Ele argumentou que a decisão "representa a primeira instância em que o status legal do monastério foi regulamentado, com uma clara afirmação da preservação de sua posição sagrada".
O tribunal também afirmou o direito contínuo dos monges de se beneficiarem de outros locais classificados como reservas naturais, bem como de locais religiosos e arqueológicos locais.
Mas observou que não havia registros de propriedade de algumas áreas desabitadas distantes do mosteiro.
Disse ainda: "Consequentemente, essas terras são consideradas propriedade do Estado"
Como os líderes da Igreja reagiram?
Um dos primeiros líderes da Igreja a responder foi o Arcebispo Elpidophoros, Primaz da Arquidiocese Ortodoxa Grega da América.
Em uma declaração de 29 de maio, ele disse: "As recentes ações judiciais que ameaçam confiscar a propriedade do mosteiro e interromper sua missão espiritual são profundamente preocupantes.
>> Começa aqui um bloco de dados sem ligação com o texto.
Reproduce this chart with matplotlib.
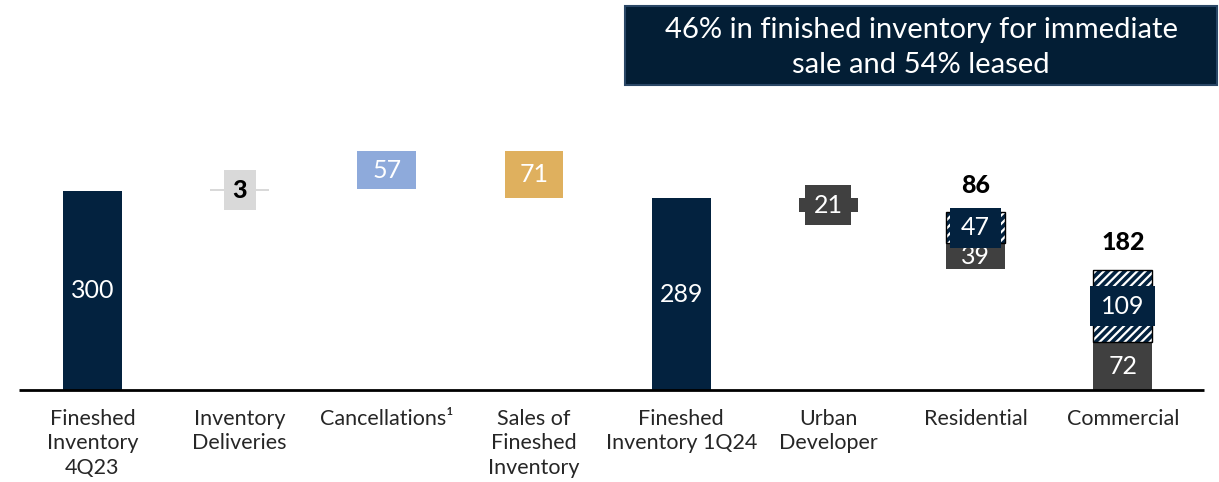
import matplotlib.pyplot as plt
from matplotlib.patches import Rectangle

# categories and waterfall values
categories = ['Fineshed\nInventory\n4Q23', 'Inventory\nDeliveries', 'Cancellations¹',
              'Sales of\nFineshed\nInventory', 'Fineshed\nInventory 1Q24', 'Urban\nDeveloper',
              'Residential', 'Commercial']
start_value = 300
deliveries = 3
cancellations = 57
sales = 71
end_value = 289
urban = 21
residential = [39, 47]
residential_total = 86
commercial = [72, 109]
commercial_total = 182

navy = '#03223f'
dark_gray = '#404040'
light_gray = '#d9d9d9'
blue = '#8eaadb'
gold = '#dfb05e'

plt.rcParams['font.family'] = ['Lato', 'DejaVu Sans']
plt.rcParams['hatch.linewidth'] = 1.6

fig = plt.figure(figsize=(12.19, 4.82), dpi=100)
ax = fig.add_axes([0, 0, 1, 1])
ax.set_xlim(-0.628, 7.653)
ax.set_ylim(-138.8, 588.2)
ax.axis('off')

# pixel -> data conversions for label boxes
px_x = 1 / 147.2
px_y = 1 / 0.663
w = 0.4
val_fs = 18


def label_box(x, y, width_px, color, text, text_color='white', bold=False):
    ax.add_patch(Rectangle((x - width_px * px_x / 2, y - 20 * px_y), width_px * px_x, 40 * px_y,
                           facecolor=color, edgecolor='none', zorder=4))
    ax.text(x, y, text, ha='center', va='center', color=text_color, fontsize=val_fs,
            fontweight='black' if bold else 'normal', zorder=5)


def inside(x, y, text):
    ax.text(x, y, text, ha='center', va='center', color='white', fontsize=val_fs)


# 0: starting inventory
ax.bar(0, start_value, width=w, color=navy)
inside(0, start_value / 2, str(start_value))

# 1: deliveries
ax.bar(1, deliveries, bottom=start_value, width=w, color=light_gray)
label_box(1, start_value + deliveries / 2, 32, light_gray, str(deliveries), 'black', bold=True)

# 2: cancellations
b2 = start_value + deliveries
ax.bar(2, cancellations, bottom=b2, width=w, color=blue)
inside(2, b2 + cancellations / 2, str(cancellations))

# 3: sales
b3 = b2 + cancellations - sales
ax.bar(3, sales, bottom=b3, width=w, color=gold)
inside(3, b3 + sales / 2, str(sales))

# 4: ending inventory
ax.bar(4, end_value, width=w, color=navy)
inside(4, end_value / 2, str(end_value))

# 5: urban developer
b5 = end_value - urban
ax.bar(5, urban, bottom=b5, width=w, color=dark_gray)
label_box(5, b5 + urban / 2, 46, dark_gray, str(urban))

# 6: residential
b6 = b5 - residential_total
ax.bar(6, residential[0], bottom=b6, width=w, color=dark_gray)
inside(6, b6 + residential[0] / 2, str(residential[0]))
ax.bar(6, residential[1], bottom=b6 + residential[0], width=w, color=navy, edgecolor='white',
       hatch='////', linewidth=0)
ax.bar(6, residential[1], bottom=b6 + residential[0], width=w, color='none', edgecolor='black', linewidth=1)
label_box(6, b6 + residential[0] + residential[1] / 2, 51, navy, str(residential[1]))
ax.text(6, b6 + residential_total + 40, str(residential_total), ha='center', va='center',
        color='black', fontsize=18, fontweight='black')

# 7: commercial
ax.bar(7, commercial[0], width=w, color=dark_gray)
inside(7, commercial[0] / 2, str(commercial[0]))
ax.bar(7, commercial[1], bottom=commercial[0], width=w, color=navy, edgecolor='white',
       hatch='////', linewidth=0)
ax.bar(7, commercial[1], bottom=commercial[0], width=w, color='none', edgecolor='black', linewidth=1)
label_box(7, commercial[0] + commercial[1] / 2, 65, navy, str(commercial[1]))
ax.text(7, commercial_total + 40, str(commercial_total), ha='center', va='center',
        color='black', fontsize=18, fontweight='black')

# baseline
ax.hlines(0, -0.5, 7.55, color='black', linewidth=2)

# category labels
for i, cat in enumerate(categories):
    ax.text(i, -28, cat, ha='center', va='top', fontsize=15.5,
            color='#262626', linespacing=1.3)

# callout box
fig.patches.append(Rectangle((0.5127, 0.8237), 0.4857, 0.164, transform=fig.transFigure,
                             facecolor='#031e35', edgecolor='#2a4766', linewidth=1.5))
fig.text(0.7556, 0.9015, '46% in finished inventory for immediate\nsale and 54% leased',
         ha='center', va='center', color='white', fontsize=21, linespacing=1.45)

plt.savefig('out.png', dpi=100)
Tais medidas não apenas violam as liberdades religiosas, mas também colocam em risco um local de imensa importância histórica e cultural".
"É imperativo que o governo egípcio honre seus compromissos anteriores de proteger a autonomia e o patrimônio do mosteiro."
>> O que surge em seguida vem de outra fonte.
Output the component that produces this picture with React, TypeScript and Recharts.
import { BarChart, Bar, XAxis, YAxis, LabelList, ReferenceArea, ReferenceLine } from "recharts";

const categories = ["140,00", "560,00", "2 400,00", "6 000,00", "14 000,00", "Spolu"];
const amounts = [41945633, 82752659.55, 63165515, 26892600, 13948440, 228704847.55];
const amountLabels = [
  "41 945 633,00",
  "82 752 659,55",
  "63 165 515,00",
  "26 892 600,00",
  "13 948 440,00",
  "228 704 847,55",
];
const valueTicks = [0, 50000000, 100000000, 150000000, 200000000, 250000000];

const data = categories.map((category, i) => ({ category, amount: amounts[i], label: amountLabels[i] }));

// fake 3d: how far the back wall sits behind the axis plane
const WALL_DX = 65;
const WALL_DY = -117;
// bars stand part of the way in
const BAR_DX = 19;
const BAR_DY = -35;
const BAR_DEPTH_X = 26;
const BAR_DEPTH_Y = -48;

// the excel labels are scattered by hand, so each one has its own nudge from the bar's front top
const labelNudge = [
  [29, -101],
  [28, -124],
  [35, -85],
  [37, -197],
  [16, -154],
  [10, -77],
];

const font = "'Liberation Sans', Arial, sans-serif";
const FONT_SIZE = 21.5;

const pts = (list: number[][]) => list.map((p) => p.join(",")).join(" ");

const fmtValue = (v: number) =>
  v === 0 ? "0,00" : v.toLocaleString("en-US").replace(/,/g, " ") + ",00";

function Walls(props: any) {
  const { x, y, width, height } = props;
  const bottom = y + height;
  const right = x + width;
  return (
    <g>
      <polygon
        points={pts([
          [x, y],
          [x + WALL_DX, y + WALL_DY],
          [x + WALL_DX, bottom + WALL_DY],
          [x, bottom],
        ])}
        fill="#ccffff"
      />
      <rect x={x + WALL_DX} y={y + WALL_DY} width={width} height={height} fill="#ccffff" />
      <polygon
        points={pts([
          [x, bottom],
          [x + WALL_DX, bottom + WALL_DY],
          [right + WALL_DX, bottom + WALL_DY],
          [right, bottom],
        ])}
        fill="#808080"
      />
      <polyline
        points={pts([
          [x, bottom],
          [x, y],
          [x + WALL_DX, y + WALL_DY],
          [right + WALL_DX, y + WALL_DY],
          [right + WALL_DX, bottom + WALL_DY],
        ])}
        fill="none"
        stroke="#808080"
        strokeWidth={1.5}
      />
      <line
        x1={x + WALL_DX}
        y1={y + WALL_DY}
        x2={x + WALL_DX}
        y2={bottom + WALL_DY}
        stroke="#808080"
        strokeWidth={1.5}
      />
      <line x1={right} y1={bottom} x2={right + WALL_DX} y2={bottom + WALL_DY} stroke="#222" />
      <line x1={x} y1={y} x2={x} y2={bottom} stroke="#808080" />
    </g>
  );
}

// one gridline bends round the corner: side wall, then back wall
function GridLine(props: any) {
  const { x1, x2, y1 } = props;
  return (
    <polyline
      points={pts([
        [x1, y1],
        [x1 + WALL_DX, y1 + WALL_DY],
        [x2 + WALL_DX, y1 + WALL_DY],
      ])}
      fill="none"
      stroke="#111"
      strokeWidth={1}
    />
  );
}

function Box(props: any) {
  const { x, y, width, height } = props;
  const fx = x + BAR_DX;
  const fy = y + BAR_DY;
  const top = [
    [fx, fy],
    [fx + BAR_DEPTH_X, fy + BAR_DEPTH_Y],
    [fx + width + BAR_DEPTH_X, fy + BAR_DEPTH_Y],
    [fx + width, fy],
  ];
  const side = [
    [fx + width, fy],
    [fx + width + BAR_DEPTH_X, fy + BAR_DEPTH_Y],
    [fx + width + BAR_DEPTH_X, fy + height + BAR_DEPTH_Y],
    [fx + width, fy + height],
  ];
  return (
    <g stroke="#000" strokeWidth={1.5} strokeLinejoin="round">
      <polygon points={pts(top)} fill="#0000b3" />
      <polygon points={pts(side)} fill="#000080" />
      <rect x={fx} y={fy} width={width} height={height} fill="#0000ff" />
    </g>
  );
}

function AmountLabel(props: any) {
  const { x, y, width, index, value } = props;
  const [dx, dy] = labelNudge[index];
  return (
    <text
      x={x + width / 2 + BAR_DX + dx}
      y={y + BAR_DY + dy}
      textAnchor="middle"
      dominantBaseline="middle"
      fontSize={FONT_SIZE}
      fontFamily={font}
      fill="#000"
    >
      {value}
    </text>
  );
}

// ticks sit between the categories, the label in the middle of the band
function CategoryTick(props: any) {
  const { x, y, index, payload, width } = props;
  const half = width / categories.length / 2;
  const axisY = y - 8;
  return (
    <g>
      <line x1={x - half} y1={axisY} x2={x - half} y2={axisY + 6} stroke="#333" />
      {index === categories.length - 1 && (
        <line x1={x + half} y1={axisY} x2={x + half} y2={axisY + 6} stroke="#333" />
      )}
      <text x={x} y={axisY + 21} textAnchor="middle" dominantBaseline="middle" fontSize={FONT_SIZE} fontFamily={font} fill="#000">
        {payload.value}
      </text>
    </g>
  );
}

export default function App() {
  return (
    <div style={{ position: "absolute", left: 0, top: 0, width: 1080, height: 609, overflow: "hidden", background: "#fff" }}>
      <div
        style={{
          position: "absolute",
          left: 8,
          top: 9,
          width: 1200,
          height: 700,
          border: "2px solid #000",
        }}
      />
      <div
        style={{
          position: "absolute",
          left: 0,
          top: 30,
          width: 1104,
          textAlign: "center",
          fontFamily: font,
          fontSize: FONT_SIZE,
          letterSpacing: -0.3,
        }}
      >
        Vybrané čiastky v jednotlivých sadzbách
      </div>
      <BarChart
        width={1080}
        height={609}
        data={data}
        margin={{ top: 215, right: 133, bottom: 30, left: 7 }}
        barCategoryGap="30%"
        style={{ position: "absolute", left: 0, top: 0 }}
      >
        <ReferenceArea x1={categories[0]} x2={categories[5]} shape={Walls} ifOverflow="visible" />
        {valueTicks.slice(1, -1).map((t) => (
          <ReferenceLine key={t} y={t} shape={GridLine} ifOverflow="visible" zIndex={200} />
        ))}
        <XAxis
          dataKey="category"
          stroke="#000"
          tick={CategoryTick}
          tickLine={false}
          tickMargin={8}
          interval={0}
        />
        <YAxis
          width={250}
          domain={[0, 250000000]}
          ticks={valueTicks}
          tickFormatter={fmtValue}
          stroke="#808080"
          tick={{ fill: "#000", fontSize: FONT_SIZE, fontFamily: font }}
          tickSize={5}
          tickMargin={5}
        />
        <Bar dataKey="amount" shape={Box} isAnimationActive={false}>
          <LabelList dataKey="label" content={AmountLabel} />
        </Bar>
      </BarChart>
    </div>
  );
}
O Patriarcado Ecumênico de Constantinopla, liderado pelo Patriarca Ecumênico Bartolomeu I, disse em 30 de maio que estava "desapontado e triste" com a decisão.
Sugeriu que o tribunal havia "reconhecido a irmandade monástica local apenas como tendo o direito de usar a propriedade do mosteiro", colocando em questão o status de propriedade de longa data do mosteiro.
"O Patriarcado Ecumênico apela ao governo egípcio para que preserve o status de propriedade do mosteiro - um acordo que o próprio Islã tem respeitado e salvaguardado por séculos - e para que implemente o recente acordo firmado com o mosteiro", disse.
O Patriarcado Ortodoxo Grego de Jerusalém reconheceu a tentativa das autoridades egípcias de esclarecer o assunto.
"O Patriarcado de Jerusalém monitorará a situação de perto e examinará minuciosamente a referida decisão judicial e, se necessário, o Patriarcado condenará e agirá contra qualquer invasão ao mosteiro ou violação do acesso a esse local sagrado", disse em uma declaração de 30 de maio.

O que vem a seguir?
No dia seguinte à decisão judicial, foi reportado que os cerca de 20 monges residentes em protesto fecharam o mosteiro aos visitantes. De acordo com a mídia ortodoxa, os monges pretendiam permanecer dentro do mosteiro, rezando por sua proteção.
A decisão também ameaça aumentar as tensões diplomáticas entre o Egito e a Grécia, que têm fortes laços culturais e econômicos.
Em 30 de maio, o primeiro-ministro grego Kyriakos Mitsotakis discutiu o Mosteiro de Santa Catarina em uma ligação telefônica com o presidente egípcio Abdel Fattah El-Sisi.
O porta-voz do presidente egípcio disse que "a ligação enfatizou o compromisso inabalável do Egito em preservar o status religioso único e sagrado do Mosteiro de Santa Catarina, garantindo que esse status permaneça intocado".
Essa também foi a mensagem transmitida no mesmo dia aos embaixadores de países europeus no Cairo pelo ministro das Relações Exteriores do Egito, Badr Abdelatty. De acordo com o Serviço de Informação do Estado, ele observou que "serão feitos esforços para chegar a um acordo de regularização entre as autoridades locais e o Mosteiro de Santa Catarina".
Mas a mídia grega argumenta que as afirmações do governo egípcio não devem ser levados ao pé da letra.
Nikos Meletis, colunista da agência de notícias grega Proto Thema, escreveu em um artigo de opinião em 1º de junho que as autoridades egípcias haviam "metodicamente deixado o tempo passar sem assinar o acordo [com o mosteiro], esperando a decisão do tribunal". Ele disse que agora elas poderiam apresentar a decisão judicial como um fato consumado para exigir "mudanças drásticas" no texto.
Meletis sugeriu que o lado egípcio queria afastar a discussão dos direitos de propriedade, enfatizando sua intenção de respeitar "o caráter religioso e a santidade" do mosteiro.
Ele disse que o lado grego agora tem que decidir se quer escalar a questão, usando sua considerável influência sobre o Egito como o principal defensor do país na União Europeia, ou aceitar que um novo acordo deve ser forjado à luz da decisão judicial.
O ministro das Relações Exteriores da Grécia, Giorgos Gerapetritis, supostamente liderará uma delegação que viajará ao Cairo em 4 de junho. O envolvimento de uma figura de tão alto escalão sugere que o governo grego está levando a sério a defesa dos direitos dos monges, ao mesmo tempo em que procura manter sua parceria estratégica com o Egito.